Moreover, the Cuban insurgents can at the present time purchase arms and munitions of war; they and their friends and sympathizers can go and come, unarmed and unorganized, to take part in the conflict; they can sell their securities to any one who will buy them. More than this they could not do, if their belligerency were recognized, unless they had ships on the ocean. They could neither employ persons in the United States to serve in their forces, nor fit out and arm vessels in our ports, nor set on foot hostile expeditions from our territory. On the other hand, Spain would be immediately invested by international law, as well as by the treaty of 1795, with the international rights of belligerency, which she has so far not claimed, including the right of visitation and search on the high seas, and the capture and condemnation of our vessels for violations of neutrality. It would enable Spain practically to put an end to the transportation of munitions of war for the insurgents. It would place under Spanish supervision all that vast commerce which passes through the waters adjacent to Cuba. (21 Forum, 297.)

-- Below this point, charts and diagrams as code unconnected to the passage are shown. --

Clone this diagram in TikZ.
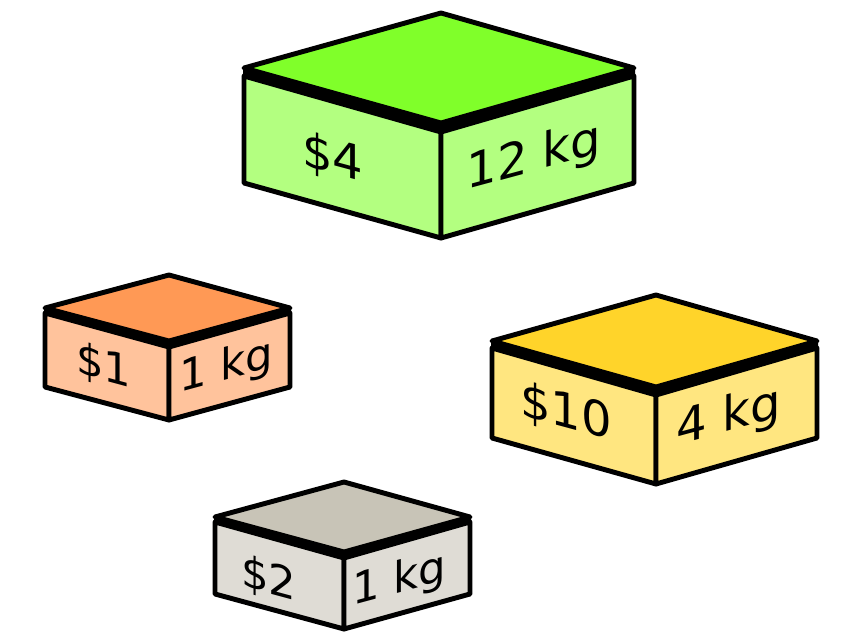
\documentclass[tikz,border=0pt]{standalone}
\usepackage{fontspec}
\setmainfont{DejaVu Sans}
\definecolor{gtop}{HTML}{80FF2A}
\definecolor{gside}{HTML}{B3FF80}
\definecolor{otop}{HTML}{FF9955}
\definecolor{oside}{HTML}{FFC39C}
\definecolor{ytop}{HTML}{FFD42A}
\definecolor{yside}{HTML}{FFE680}
\definecolor{stop}{HTML}{C8C4B7}
\definecolor{sside}{HTML}{DFDCD5}
\newcommand\cuboid[9]{% xl, xm, xr, ytop, ycorner, height, band, topcolor, sidecolor
  \path[face, fill=#9] (#1,#5+#7) -- (#2,2*#5-#4+#7+1) -- (#2,2*#5-#4+#6) -- (#1,#5+#6) -- cycle;
  \path[face, fill=#9] (#2,2*#5-#4+#7+1) -- (#3,#5+#7) -- (#3,#5+#6) -- (#2,2*#5-#4+#6) -- cycle;
  \path[fill=black, draw=black, line width=1.5pt, line join=round] (#1,#5) -- (#2,2*#5-#4) -- (#3,#5) -- (#3,#5+#7) -- (#2,2*#5-#4+#7+1) -- (#1,#5+#7) -- cycle;
  \path[face, fill=#8] (#1,#5) -- (#2,#4) -- (#3,#5) -- (#2,2*#5-#4) -- cycle;
}
\begin{document}
\begin{tikzpicture}[x=0.75pt, y=-0.75pt,
  face/.style={draw=black, line width=3.7pt, line join=round},
  bigtxt/.style={inner sep=0pt, font=\fontsize{36}{40}\selectfont},
  smalltxt/.style={inner sep=0pt, font=\fontsize{32.5}{36}\selectfont},
  lface/.style={yslant=-0.27},
  rface/.style={yslant=0.27}]
\useasboundingbox (0,0) rectangle (851,632);
% green box
\cuboid{244}{441}{634}{13}{68}{115}{8}{gtop}{gside}
\node[bigtxt, lface] (g1) at (333,159) {\$4};
\node[bigtxt, rface] (g2) at (534,158) {12 kg};
% orange box
\cuboid{45}{169}{290}{275}{308}{79}{5}{otop}{oside}
\node[smalltxt, lface] (o1) at (104,367) {\$1};
\node[smalltxt, rface] (o2) at (226,368) {1 kg};
% yellow box
\cuboid{492}{656}{817}{295}{341}{97}{7}{ytop}{yside}
\node[bigtxt, lface] (y1) at (566,413) {\$10};
\node[bigtxt, rface] (y2) at (729,418) {4 kg};
% gray box
\cuboid{215}{344}{470}{482}{517}{77}{5}{stop}{sside}
\node[smalltxt, lface] (s1) at (269,580) {\$2};
\node[smalltxt, rface] (s2) at (399,581) {1 kg};
\end{tikzpicture}
\end{document}
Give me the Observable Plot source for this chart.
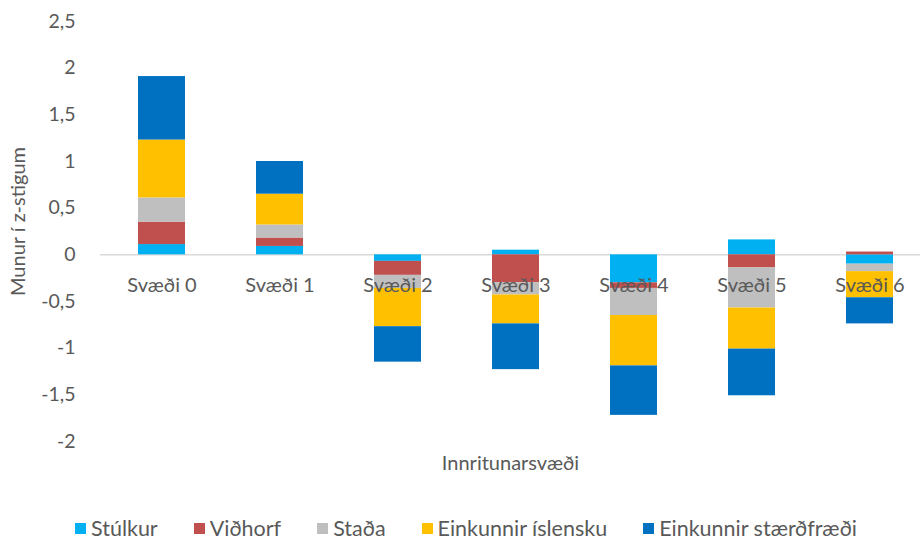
<!DOCTYPE html>
<html>
<head>
<meta charset="utf-8">
<script src="https://cdn.jsdelivr.net/npm/d3@7"></script>
<script src="https://cdn.jsdelivr.net/npm/@observablehq/plot@0.6"></script>
<style>
  html, body { margin: 0; padding: 0; background: #fff; }
  body { width: 920px; height: 541px; overflow: hidden; font-family: Lato, "Open Sans", sans-serif; }
  #legend { display: flex; justify-content: center; align-items: center; height: 56px; margin-top: 15px; gap: 36px; font-size: 21.5px; color: #595959; padding-left: 12px; }
  #legend .item { display: flex; align-items: center; }
  #legend .sw { width: 11px; height: 11px; margin-right: 5px; }
</style>
</head>
<body>
<div id="chart"></div>
<div id="legend"></div>
<script>
const categories = ["Svæði 0", "Svæði 1", "Svæði 2", "Svæði 3", "Svæði 4", "Svæði 5", "Svæði 6"];
const series = ["Stúlkur", "Viðhorf", "Staða", "Einkunnir íslensku", "Einkunnir stærðfræði"];
const colors = ["#00B0F0", "#C0504D", "#BFBFBF", "#FFC000", "#0070C0"];
const stulkur      = [0.11, 0.09, -0.07,  0.05, -0.30,  0.16, -0.10];
const vidhorf      = [0.24, 0.09, -0.15, -0.30, -0.06, -0.14,  0.03];
const stada        = [0.26, 0.14, -0.14, -0.13, -0.29, -0.43, -0.08];
const islenska     = [0.62, 0.33, -0.41, -0.31, -0.54, -0.44, -0.28];
const staerdfraedi = [0.68, 0.35, -0.38, -0.49, -0.53, -0.50, -0.28];
const yTicks = [-2, -1.5, -1, -0.5, 0, 0.5, 1, 1.5, 2, 2.5];

const seriesValues = [stulkur, vidhorf, stada, islenska, staerdfraedi];
const data = [];
categories.forEach((c, i) => {
  series.forEach((s, j) => data.push({cat: c, series: s, value: seriesValues[j][i]}));
});

const fmt = d => String(d).replace(".", ",");
const textColor = "#595959";

const chart = Plot.plot({
  width: 920,
  height: 485,
  marginTop: 21,
  marginBottom: 44,
  marginLeft: 100,
  marginRight: 0,
  style: {fontFamily: "Lato, 'Open Sans', sans-serif", fontSize: "19px", color: textColor, background: "#fff"},
  x: {domain: categories, range: [100, 931], paddingInner: 0.6, paddingOuter: 0.3, axis: null},
  y: {domain: [-2, 2.5], axis: null},
  color: {domain: series, range: colors},
  marks: [
    Plot.ruleY([0], {stroke: "#d9d9d9", strokeWidth: 1.5}),
    Plot.barY(data, {x: "cat", y: "value", fill: "series"}),
    Plot.axisY(yTicks, {tickSize: 0, tickPadding: 25, tickFormat: fmt, fill: textColor, fontSize: 19.5, label: null}),
    Plot.text(categories, {x: d => d, y: 0, dy: 31, text: d => d, fill: textColor, fontSize: 20}),
    Plot.text(["Innritunarsvæði"], {frameAnchor: "bottom", dy: 28, text: d => d, fill: textColor, fontSize: 20}),
    Plot.text(["Munur í z-stigum"], {frameAnchor: "left", textAnchor: "middle", dx: -82, dy: -10, rotate: -90, text: d => d, fill: textColor, fontSize: 20})
  ]
});
document.getElementById("chart").appendChild(chart);

const legend = document.getElementById("legend");
series.forEach((s, j) => {
  const it = document.createElement("div");
  it.className = "item";
  const sw = document.createElement("span");
  sw.className = "sw";
  sw.style.background = colors[j];
  const t = document.createElement("span");
  t.textContent = s;
  it.appendChild(sw);
  it.appendChild(t);
  legend.appendChild(it);
});
</script>
</body>
</html>
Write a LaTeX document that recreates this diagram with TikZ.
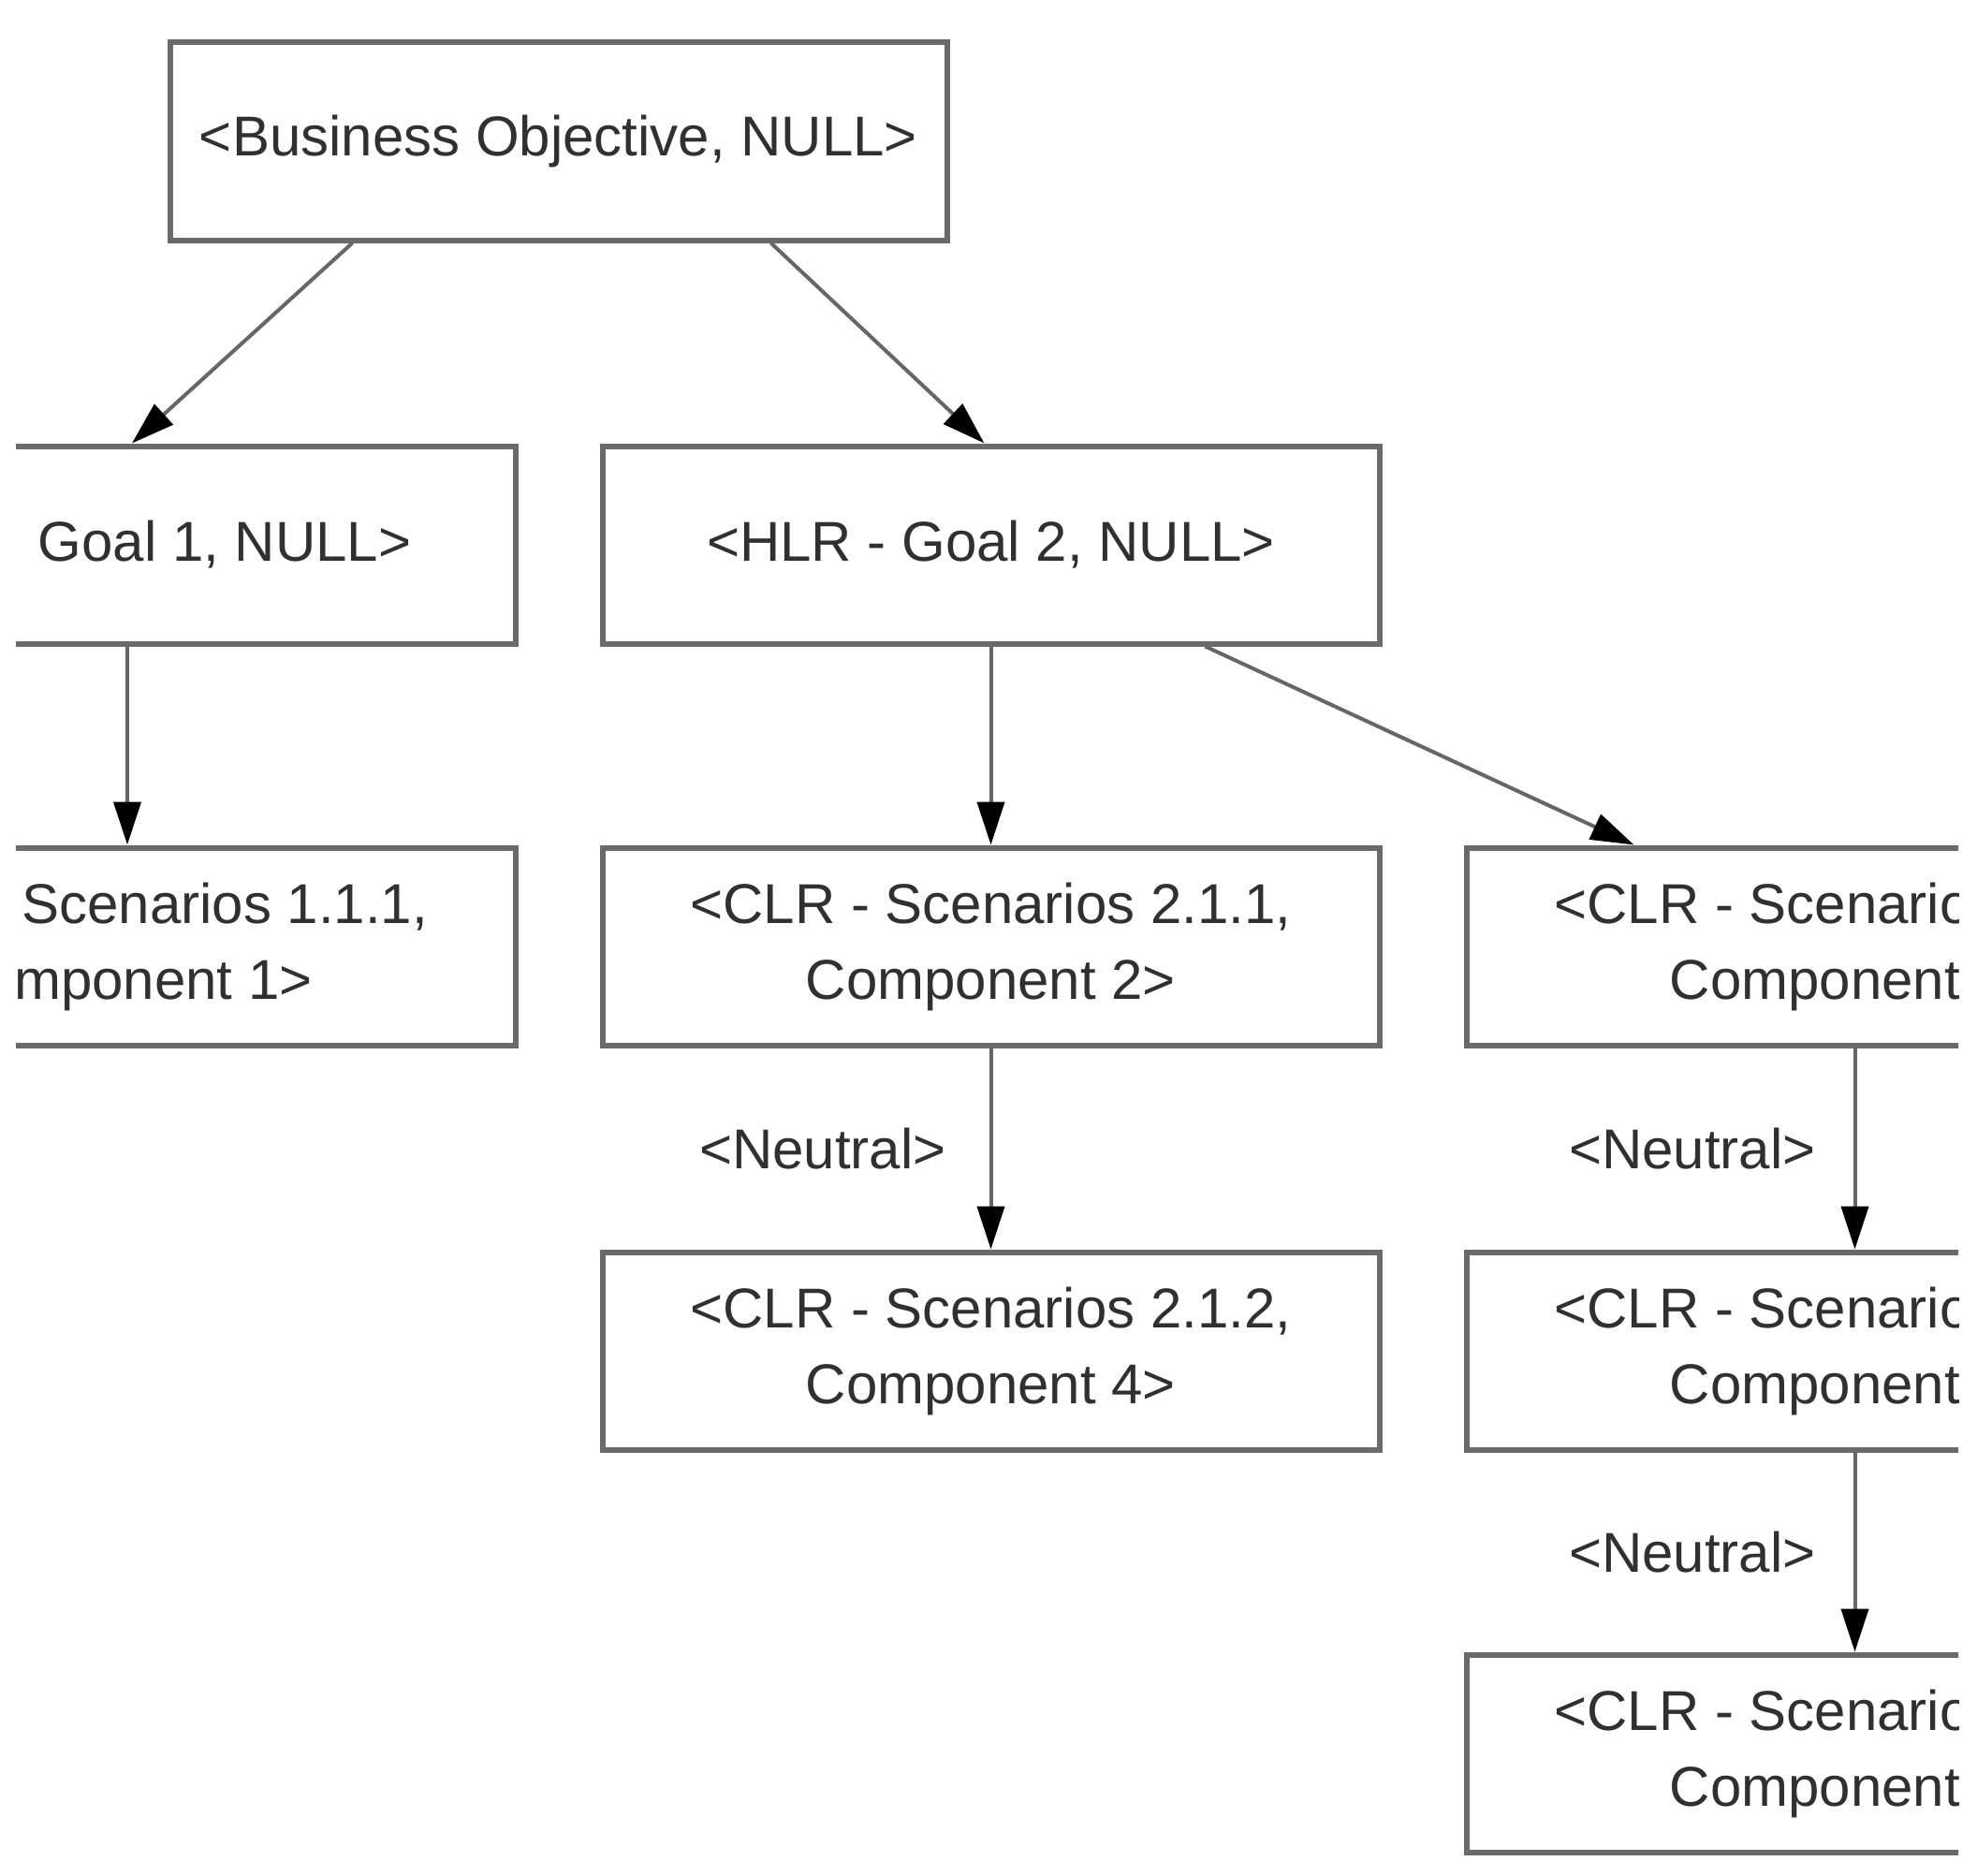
\documentclass[tikz,border=0pt]{standalone}
\usepackage{fontspec}
\setmainfont{Liberation Sans}
\usetikzlibrary{arrows.meta}
\definecolor{boxgray}{HTML}{6A6A6A}
\definecolor{linegray}{HTML}{666666}
\definecolor{txtgray}{HTML}{303030}
\begin{document}
\begin{tikzpicture}[x=1pt,y=-1pt,
  box/.style={draw=boxgray, line width=6pt, minimum width=830pt, minimum height=211pt,
    inner sep=0pt, align=center, text=txtgray, font=\fontsize{60}{81}\selectfont},
  arr/.style={draw=linegray, line width=4pt, -{Triangle[length=46pt,width=29pt,color=black]}},
  lab/.style={inner sep=0pt, text=txtgray, font=\fontsize{60}{72}\selectfont}]
\fill[white] (0,0) rectangle (2112,2004);
\useasboundingbox (0,0) rectangle (2112,2004);
\begin{scope}
\clip (17,0) rectangle (2092,2004);
\node[box] (bo) at (596.5,151) {<Business Objective, NULL>};
\node[box] (g1) at (136,582) {\phantom{<HLR - }Goal 1, NULL>};
\node[box] (hlr) at (1058.5,582) {<HLR - Goal 2, NULL>};
\node[box] (s111) at (136,1011) {\phantom{<CLR - }Scenarios 1.1.1,\\\phantom{Co}mponent 1>};
\node[box] (s211) at (1058.5,1011) {<CLR - Scenarios 2.1.1,\\Component 2>};
\node[box] (r3) at (1981.5,1011) {<CLR - Scenario\phantom{s 2.1.1,}\\Component\phantom{ 2>}};
\node[box] (s212) at (1058.5,1443) {<CLR - Scenarios 2.1.2,\\Component 4>};
\node[box] (r4) at (1981.5,1443) {<CLR - Scenario\phantom{s 2.1.1,}\\Component\phantom{ 2>}};
\node[box] (r5) at (1981.5,1873) {<CLR - Scenario\phantom{s 2.1.1,}\\Component\phantom{ 2>}};
\draw[arr] ([xshift=198pt]bo.south west) -- ([xshift=5pt]g1.north);
\draw[arr] ([xshift=645pt]bo.south west) -- ([xshift=-7pt]hlr.north);
\draw[arr] (g1.south) -- (s111.north);
\draw[arr] (hlr.south) -- (s211.north);
\draw[arr] ([xshift=-189pt]hlr.south east) -- ([xshift=182pt]r3.north west);
\draw[arr] (s211.south) -- node[lab, left=46pt] {<Neutral>} (s212.north);
\draw[arr] (r3.south) -- node[lab, left=40pt] {<Neutral>} (r4.north);
\draw[arr] (r4.south) -- node[lab, left=40pt] {<Neutral>} (r5.north);
\end{scope}
\end{tikzpicture}
\end{document}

In other words, a foreign state which recognizes the belligerency of a party to a domestic conflict thereby changes the status of the parties concerned, giving to the parties in the conflict a war status with its obligations and duties and assuming for itself the rights and obligations of neutrality. Prior to such recognition, if the parent state does not recognize the existence of war, the foreign state is largely judge of its relations to and conduct toward the parties to the domestic conflict. There may be political, commercial, geographical, or other conditions which make it inexpedient for a foreign state to recognize an insurgent party as a belligerent.

It is evident that there may be many reasons why a foreign state would be disinclined to recognize insurgents as belligerents while at the same time the foreign states might be obliged to take cognizance of the existence of the insurrection. It is the fact that this status of insurrection brings new obligations to states and in some cases advantages.